Since the 1970s, Mary O’Dowd has been casting light on areas of Irish history which have been obscured. Her current research project, looking at marriage in Ireland from 1660 to 1925, is a shining example.
But, as she says, when she came to Queen’s in 1978, much of Irish history as a whole was unexplored in the educational curriculum.
‘I think there were two courses in Irish history and most of the students hadn’t done any Irish history before. You would have imagined that all the Catholic grammar or secondary schools might have been teaching it but many were not.’
It was after Irish history was ‘up and running’ at the University that she began to get interested in women’s history. She went on to become a founding member of the Women’s History Association of Ireland and later served as President of the International Federation for Research in Women’s History. She has written widely on this theme, including a history of women in Ireland between 1500 and 1800, published in 2005.
She is now Professor of Gender History. She says, ‘Marriage seemed like a good theme to follow, looking at the experience of men as well as women.’
The research project is funded by the Arts and Humanities Research Council and she co-directs it with a colleague of long standing, Professor Maria Luddy of Warwick University. The time frame begins with the Restoration of Charles II as King of Ireland and ends with the prohibition of divorce in the Irish Free State. It will conclude with the publication of a book.

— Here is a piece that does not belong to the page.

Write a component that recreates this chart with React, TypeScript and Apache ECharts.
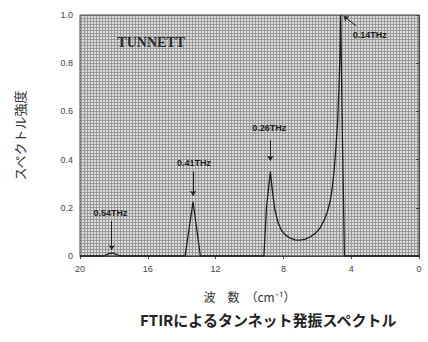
import React, { useEffect, useRef } from "react";
import * as echarts from "echarts";

// Wavenumber (cm^-1) and spectral intensity of the TUNNETT oscillator emission
const wavenumbers = [20, 18.6, 18.35, 18.13, 17.9, 17.6, 13.8, 13.33, 12.9, 9.15, 9.0, 8.77, 8.65, 8.5, 8.3, 8.1, 7.9, 7.6, 7.3, 7.0, 6.7, 6.4, 6.1, 5.85, 5.6, 5.4, 5.25, 5.12, 5.0, 4.9, 4.8, 4.72, 4.66, 4.62, 4.52, 4.4, 0];
const intensity = [0, 0, 0.008, 0.013, 0.008, 0, 0, 0.225, 0, 0, 0.2, 0.35, 0.27, 0.19, 0.135, 0.105, 0.088, 0.074, 0.067, 0.066, 0.07, 0.08, 0.095, 0.115, 0.148, 0.185, 0.225, 0.28, 0.36, 0.45, 0.56, 0.7, 0.85, 1.0, 0.5, 0, 0];

const xTicks = [20, 16, 12, 8, 4, 0];
const yTicks = [0, 0.2, 0.4, 0.6, 0.8, 1.0];

// Peak annotations: label, label position [x, y], arrow start, arrow end
const peakLabels = ["0.54THz", "0.41THz", "0.26THz", "0.14THz"];
const labelPos = [[18.2, 0.18], [13.27, 0.385], [8.83, 0.53], [2.9, 0.915]];
const arrowFrom = [[18.13, 0.145], [13.33, 0.35], [8.77, 0.48], [3.7, 0.955]];
const arrowTo = [[18.13, 0.025], [13.33, 0.25], [8.77, 0.395], [4.45, 0.995]];

const deviceName = "TUNNETT";
const devicePos = [15.8, 0.884];

const xName = "波　数　（cm⁻¹）";
const yName = "スペクトル強度";
const caption = "FTIRによるタンネット発振スペクトル";

function makeHalftone(): string {
  const c = document.createElement("canvas");
  c.width = 3;
  c.height = 3;
  const ctx = c.getContext("2d")!;
  ctx.fillStyle = "#dcdcdc";
  ctx.fillRect(0, 0, 3, 3);
  ctx.fillStyle = "#9a9a9a";
  ctx.fillRect(0, 0, 3, 1);
  ctx.fillRect(0, 0, 1, 3);
  return c.toDataURL();
}

export default function App() {
  const ref = useRef<HTMLDivElement>(null);

  useEffect(() => {
    document.body.style.margin = "0";
    const chart = echarts.init(ref.current!, undefined, { renderer: "svg" });
    const tile = makeHalftone();
    const labelFont = "Liberation Sans, DejaVu Sans, sans-serif";

    chart.setOption({
      animation: false,
      backgroundColor: "#ffffff",
      grid: {
        left: 80,
        right: 9,
        top: 15,
        bottom: 86,
        show: true,
        borderColor: "#444",
        borderWidth: 1,
        backgroundColor: { image: tile, repeat: "repeat" },
      },
      xAxis: {
        type: "value",
        min: 0,
        max: 20,
        interval: 4,
        inverse: true,
        name: xName,
        nameLocation: "middle",
        nameGap: 34,
        nameTextStyle: { fontSize: 12, color: "#333", fontFamily: "Noto Sans CJK JP" },
        axisLine: { lineStyle: { color: "#444", width: 1 } },
        axisTick: { show: true, length: 3, lineStyle: { color: "#444" } },
        axisLabel: {
          fontSize: 9,
          color: "#444",
          margin: 8,
          fontFamily: labelFont,
          formatter: (v: number) => (xTicks.includes(v) ? String(v) : ""),
        },
        splitLine: { show: false },
      },
      yAxis: {
        type: "value",
        min: 0,
        max: 1,
        interval: 0.2,
        name: yName,
        nameLocation: "middle",
        nameGap: 54,
        nameTextStyle: { fontSize: 13, color: "#333", fontFamily: "Noto Sans CJK JP" },
        axisLine: { show: true, lineStyle: { color: "#444", width: 1 } },
        axisTick: { show: true, length: 3, lineStyle: { color: "#444" } },
        axisLabel: {
          fontSize: 9,
          color: "#444",
          margin: 7,
          fontFamily: labelFont,
          formatter: (v: number) => {
            const t = yTicks.find((y) => Math.abs(y - v) < 1e-6);
            if (t === undefined) return "";
            return t === 0 ? "0" : t.toFixed(1);
          },
        },
        splitLine: { show: false },
      },
      series: [
        {
          type: "line",
          data: wavenumbers.map((w, i) => [w, intensity[i]]),
          showSymbol: false,
          smooth: false,
          lineStyle: { color: "#1e1e1e", width: 1.3 },
          markLine: {
            silent: true,
            symbol: ["none", "arrow"],
            symbolSize: 5,
            label: { show: false },
            lineStyle: { color: "#222", width: 1, type: "solid" },
            data: arrowFrom.map((f, i) => [{ coord: f }, { coord: arrowTo[i] }]),
          },
          markPoint: {
            silent: true,
            symbol: "circle",
            symbolSize: 0,
            data: [
              ...peakLabels.map((name, i) => ({
                coord: labelPos[i],
                label: {
                  show: true,
                  formatter: name,
                  position: "inside",
                  fontSize: 9,
                  fontWeight: "bold",
                  color: "#222",
                  fontFamily: labelFont,
                },
              })),
              {
                coord: devicePos,
                label: {
                  show: true,
                  formatter: deviceName,
                  position: "inside",
                  fontSize: 14,
                  fontWeight: "bold",
                  color: "#2a2a2a",
                  fontFamily: "Liberation Serif, DejaVu Serif, serif",
                },
              },
            ],
          },
        },
      ],
      graphic: [
        {
          type: "text",
          left: 140,
          top: 312,
          style: {
            text: caption,
            fontSize: 15,
            fontWeight: "bold",
            fill: "#222",
            fontFamily: "Noto Sans CJK JP",
          },
        },
      ],
    });

    return () => chart.dispose();
  }, []);

  return <div ref={ref} style={{ width: 428, height: 342 }} />;
}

She says, ‘We’re looking at trends, but we want this to be a readable book and we’re very keen to tell the stories of individuals as well. We’re also creating a website for those stories.’ And she teaches the subject to her students.
She says, ‘There has been very little research"We’ve been allowed to see material that few researchers have looked at before." undertaken in this whole area before and for a very good reason. The Public Records Office in Dublin was destroyed by fire in 1922 and many of the sorts of documents we use for social history were burnt. So we had two researchers searching archives throughout Ireland for records relating to marriage. They looked, for example, at church records, both Protestant and Catholic. But the Catholic Church is now quite sensitive about letting people look at their archives. So some dioceses refused access. Most, however, did not and we were allowed to see a lot of material that few, if any, researchers have looked at before.’

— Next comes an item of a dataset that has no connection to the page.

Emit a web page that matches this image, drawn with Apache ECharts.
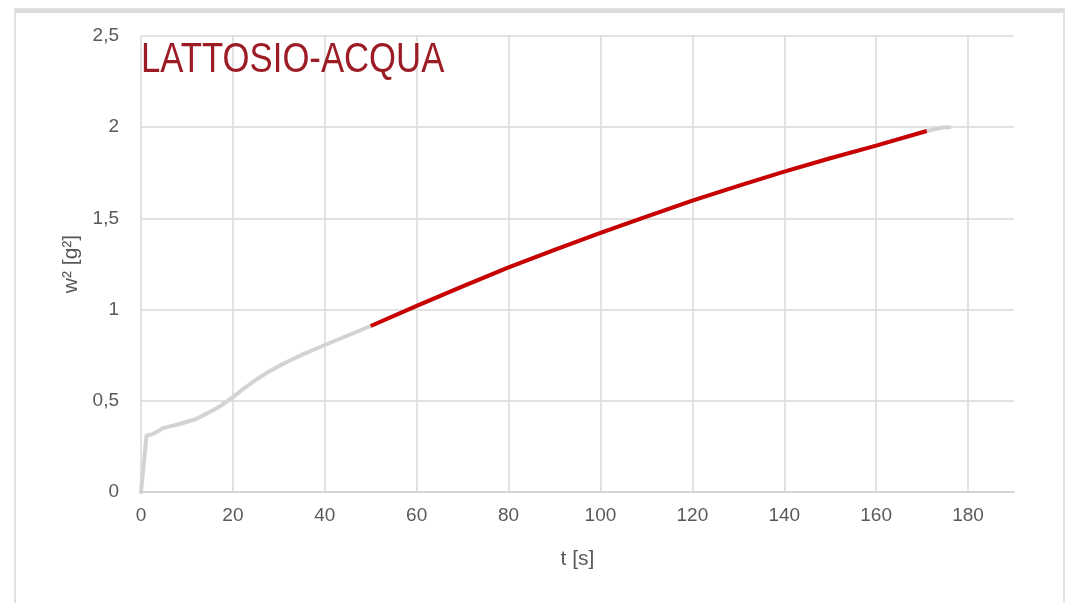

The research has turned up some interesting new perspectives on marriage in the past. Divorce was rare and difficult to get, but couples made their own separation arrangements. ‘We explore, for example, notices placed in the Belfast Newsletter from the 1760s by men saying they’re separated from their wives and are no longer responsible for their debts. In one case the wife ran off with a wandering schoolmaster. In another it was with a cobbler who came to visit.’ Bigamy was also surprisingly common.
She says, ‘A certain amount has already been written about marriage in the aristocracy so we are focussing on the middle and lower classes. One of the main themes that emerges is that the law on marriage was very lax up until at least the 1850s. Before then, most people got married in their own home. No witnesses were necessary and you could get married in secret. It’s not until the middle of the 19th century that the State introduces laws, saying you had to marry in a church and you had to have banns announcing it in advance. Even then the civil law was not compulsory for couples marrying in a Catholic church.
‘We go through the whole process – the law, courtship, seduction, abduction and elopements, relations between husband and wife, problems in the marriage, adultery, how you get a divorce or separation.
‘We look at mixed marriages, the attitudes of the Catholic Church and its relationship with the State, the Presbyterian Church and the problems it had in getting marriages recognised. Class is another significant theme. There were differences in attitudes between the larger tenant farming families and the landless labourers with little material wealth to invest in dowries for their daughters.